Com o apoio da TV Record, a igreja conseguiu arrecadar, até o dia 20 de maio, 2.161 toneladas de alimentos, que equivalem a 120.822 cestas básicas.
Entre os dias 6 e 20 de maio, a igreja entregou alimentos em 170 cidades de dez Estados nordestinos. Até o dia 20, haviam sido distribuídas 1.211 das 2.161 toneladas arrecadadas. A distribuição continua, mas a igreja não tem números globais atualizados.
Os alimentos são levados em carretas alugadas pela Universal. Por enquanto, foram enviados ao Nordeste 53 caminhões. O transporte de São Paulo ao Piauí, por exemplo, custa cerca de R$ 3.600.
"A Universal já foi muito criticada aqui, mas hoje o Nordeste vê que a Universal está vindo e prestando assistência", diz Maria Aparecida da Silva, 38, presidente da Associação dos Carentes de Marizópolis (PB), onde foram entregues 600 cestas.
Católica e filha de devotos de Frei Damião, Maria Aparecida já pensa em se converter à Universal.
No dia 27, a Folha acompanhou a entrega de alimentos em duas localidades de Itatira, cidade de 15 mil habitantes localizada a 200 quilômetros de Fortaleza (CE).
Quando o caminhão carregado com 1.500 cestas chegou ao distrito de Lagoa da Mata, às 15h, já havia uma fila imensa à espera.
Uma equipe precursora da Universal havia percorrido as casas pela manhã e entregue senhas -pedaços de papel nos quais estão inscritos os nomes da Universal, da TV Record e da ABC.
Antes do início da distribuição, obreiros da igreja abriram três faixas ao lado do caminhão: "Disse Jesus: "Tive fome e não me deste de comer'", "IURD e ABC ajudam os carentes do Nordeste" e "ABC SOS Nordeste". IURD é a abreviação do nome da Universal.
Em Itatira, a distribuição é feita em frente à Igreja Católica. "Não é afronta, não. É porque era o melhor lugar", afirma Ilton Carneiro de Freitas, 47, um ex-católico que está na Universal há 12 anos.

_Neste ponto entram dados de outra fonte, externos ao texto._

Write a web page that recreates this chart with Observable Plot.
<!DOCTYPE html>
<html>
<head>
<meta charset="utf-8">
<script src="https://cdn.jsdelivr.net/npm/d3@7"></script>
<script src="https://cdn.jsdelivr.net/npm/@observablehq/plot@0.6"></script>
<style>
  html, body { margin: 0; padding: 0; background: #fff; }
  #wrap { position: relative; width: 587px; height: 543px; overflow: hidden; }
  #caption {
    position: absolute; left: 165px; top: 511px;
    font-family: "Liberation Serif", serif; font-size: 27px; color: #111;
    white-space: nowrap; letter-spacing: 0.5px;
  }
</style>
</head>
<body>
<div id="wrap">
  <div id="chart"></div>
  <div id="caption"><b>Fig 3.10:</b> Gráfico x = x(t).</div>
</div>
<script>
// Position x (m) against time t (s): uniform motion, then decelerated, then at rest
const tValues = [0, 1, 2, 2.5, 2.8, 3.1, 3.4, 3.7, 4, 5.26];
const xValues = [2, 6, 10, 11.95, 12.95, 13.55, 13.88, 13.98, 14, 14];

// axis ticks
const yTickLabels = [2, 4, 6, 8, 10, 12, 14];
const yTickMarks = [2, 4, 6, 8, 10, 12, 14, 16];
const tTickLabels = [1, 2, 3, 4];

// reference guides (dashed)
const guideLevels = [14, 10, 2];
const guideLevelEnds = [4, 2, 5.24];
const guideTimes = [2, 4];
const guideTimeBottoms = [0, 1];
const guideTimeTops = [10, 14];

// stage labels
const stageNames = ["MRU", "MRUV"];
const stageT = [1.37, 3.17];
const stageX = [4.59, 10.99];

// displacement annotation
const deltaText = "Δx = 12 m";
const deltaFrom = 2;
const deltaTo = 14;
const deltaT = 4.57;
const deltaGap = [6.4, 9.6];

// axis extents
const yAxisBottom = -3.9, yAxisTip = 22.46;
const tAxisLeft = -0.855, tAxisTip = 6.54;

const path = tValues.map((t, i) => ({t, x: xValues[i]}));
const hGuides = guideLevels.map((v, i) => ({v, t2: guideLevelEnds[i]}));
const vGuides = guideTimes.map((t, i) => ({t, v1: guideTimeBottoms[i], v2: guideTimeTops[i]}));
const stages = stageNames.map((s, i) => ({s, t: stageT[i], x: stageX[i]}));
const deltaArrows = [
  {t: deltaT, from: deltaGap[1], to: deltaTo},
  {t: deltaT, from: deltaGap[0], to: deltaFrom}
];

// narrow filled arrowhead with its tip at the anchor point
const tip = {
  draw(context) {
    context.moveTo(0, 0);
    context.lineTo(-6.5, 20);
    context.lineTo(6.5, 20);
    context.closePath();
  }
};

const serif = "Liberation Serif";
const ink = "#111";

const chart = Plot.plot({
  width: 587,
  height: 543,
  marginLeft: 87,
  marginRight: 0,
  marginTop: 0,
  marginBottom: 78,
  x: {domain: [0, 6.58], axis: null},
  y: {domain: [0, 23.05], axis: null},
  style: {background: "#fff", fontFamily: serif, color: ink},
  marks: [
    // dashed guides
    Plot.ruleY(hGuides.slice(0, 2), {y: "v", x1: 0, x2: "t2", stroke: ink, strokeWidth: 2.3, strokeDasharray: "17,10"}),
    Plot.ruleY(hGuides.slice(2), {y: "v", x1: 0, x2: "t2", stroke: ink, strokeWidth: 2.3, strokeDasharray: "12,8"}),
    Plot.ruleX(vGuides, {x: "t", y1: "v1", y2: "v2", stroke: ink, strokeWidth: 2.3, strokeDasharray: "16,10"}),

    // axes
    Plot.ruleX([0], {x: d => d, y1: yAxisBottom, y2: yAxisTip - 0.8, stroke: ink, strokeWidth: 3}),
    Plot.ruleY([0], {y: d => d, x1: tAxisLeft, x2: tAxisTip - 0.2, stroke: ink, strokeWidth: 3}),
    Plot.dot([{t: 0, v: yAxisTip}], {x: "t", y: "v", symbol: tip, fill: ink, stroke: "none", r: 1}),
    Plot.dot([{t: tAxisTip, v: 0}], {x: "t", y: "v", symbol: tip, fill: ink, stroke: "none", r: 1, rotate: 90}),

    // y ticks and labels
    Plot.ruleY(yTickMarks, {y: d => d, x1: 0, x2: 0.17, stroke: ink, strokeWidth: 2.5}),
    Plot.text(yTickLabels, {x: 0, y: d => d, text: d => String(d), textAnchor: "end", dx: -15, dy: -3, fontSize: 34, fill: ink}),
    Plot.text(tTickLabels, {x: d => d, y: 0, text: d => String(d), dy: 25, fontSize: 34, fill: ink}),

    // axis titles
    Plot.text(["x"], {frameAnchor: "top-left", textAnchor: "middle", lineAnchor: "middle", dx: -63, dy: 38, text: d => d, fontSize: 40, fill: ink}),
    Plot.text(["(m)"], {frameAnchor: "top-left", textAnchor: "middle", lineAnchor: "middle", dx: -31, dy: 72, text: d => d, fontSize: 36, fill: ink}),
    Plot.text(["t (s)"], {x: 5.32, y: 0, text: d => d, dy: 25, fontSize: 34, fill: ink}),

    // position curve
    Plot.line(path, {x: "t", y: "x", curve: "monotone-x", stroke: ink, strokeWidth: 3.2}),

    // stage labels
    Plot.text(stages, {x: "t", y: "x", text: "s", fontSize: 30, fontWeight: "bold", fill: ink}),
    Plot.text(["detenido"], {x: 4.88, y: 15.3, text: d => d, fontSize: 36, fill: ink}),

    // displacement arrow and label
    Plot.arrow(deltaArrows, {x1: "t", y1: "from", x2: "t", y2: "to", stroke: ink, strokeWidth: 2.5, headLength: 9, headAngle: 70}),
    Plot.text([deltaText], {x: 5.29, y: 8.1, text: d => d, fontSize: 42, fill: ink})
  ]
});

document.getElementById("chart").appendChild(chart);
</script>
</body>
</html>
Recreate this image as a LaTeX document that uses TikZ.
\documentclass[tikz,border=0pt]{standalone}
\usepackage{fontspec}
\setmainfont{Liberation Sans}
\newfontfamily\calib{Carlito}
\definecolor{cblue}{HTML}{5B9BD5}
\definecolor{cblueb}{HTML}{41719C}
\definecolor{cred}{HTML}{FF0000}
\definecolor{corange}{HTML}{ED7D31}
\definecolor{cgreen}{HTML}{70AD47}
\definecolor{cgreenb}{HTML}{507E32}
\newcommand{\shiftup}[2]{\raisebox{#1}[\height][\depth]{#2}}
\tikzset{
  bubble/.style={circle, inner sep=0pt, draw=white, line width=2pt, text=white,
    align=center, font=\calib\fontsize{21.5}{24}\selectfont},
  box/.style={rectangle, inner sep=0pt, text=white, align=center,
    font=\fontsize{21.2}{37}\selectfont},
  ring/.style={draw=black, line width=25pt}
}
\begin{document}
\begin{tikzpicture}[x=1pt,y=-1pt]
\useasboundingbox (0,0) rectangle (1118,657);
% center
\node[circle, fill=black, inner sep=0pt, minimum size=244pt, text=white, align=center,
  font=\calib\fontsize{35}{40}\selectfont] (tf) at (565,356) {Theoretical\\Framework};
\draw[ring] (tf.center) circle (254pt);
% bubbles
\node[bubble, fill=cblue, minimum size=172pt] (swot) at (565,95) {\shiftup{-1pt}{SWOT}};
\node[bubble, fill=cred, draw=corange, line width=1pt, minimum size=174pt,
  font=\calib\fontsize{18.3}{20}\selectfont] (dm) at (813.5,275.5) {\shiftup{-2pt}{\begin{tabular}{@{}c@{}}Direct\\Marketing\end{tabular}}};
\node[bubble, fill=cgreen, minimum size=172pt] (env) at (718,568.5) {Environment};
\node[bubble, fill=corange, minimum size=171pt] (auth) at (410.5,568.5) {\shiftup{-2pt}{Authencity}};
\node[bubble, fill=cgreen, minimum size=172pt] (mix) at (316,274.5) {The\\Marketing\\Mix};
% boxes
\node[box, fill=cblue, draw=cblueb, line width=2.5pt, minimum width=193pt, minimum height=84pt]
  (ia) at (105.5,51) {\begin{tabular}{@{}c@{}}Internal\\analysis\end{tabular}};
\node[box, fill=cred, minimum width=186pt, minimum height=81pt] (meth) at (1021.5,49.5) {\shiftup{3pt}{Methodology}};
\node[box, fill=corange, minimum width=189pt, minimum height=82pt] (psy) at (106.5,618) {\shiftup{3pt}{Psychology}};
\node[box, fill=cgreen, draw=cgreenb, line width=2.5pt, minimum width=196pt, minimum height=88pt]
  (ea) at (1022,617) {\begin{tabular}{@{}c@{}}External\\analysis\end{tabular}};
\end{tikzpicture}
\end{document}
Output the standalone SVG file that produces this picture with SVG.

Quando o caminhão estaciona em frente à Igreja Católica, o pastor Heriberto Farias, presidente da ABC-CE, anda pela fila e informa que as cestas foram trazidas pela Universal e pela ABC. Em seguida, ele e outros membros da igreja se dividem e começam a rezar. No fim, são aplaudidos pelos moradores.
Curas
Não faltam cenas típicas dos cultos da Universal, como as tentativas de cura. Algumas pessoas que se dizem doentes são levadas ao pastor, que coloca as mãos sobre suas cabeças, reza e grita "sai, em nome de Jesus".
Entre os que receberam alimentos está Maria Imaculada, 60, que trabalha na Igreja Católica e comandava o ensaio do coral local no momento da distribuição. "Chorei quando recebi a cesta."
O impacto da distribuição de alimentos em um local pobre, onde a presença do Estado é mínima, pode ser medido pelas palavras de Carmelina Barroso Amorim, 54, separada, seis filhos: "A gente tem fé em quem ajuda a gente".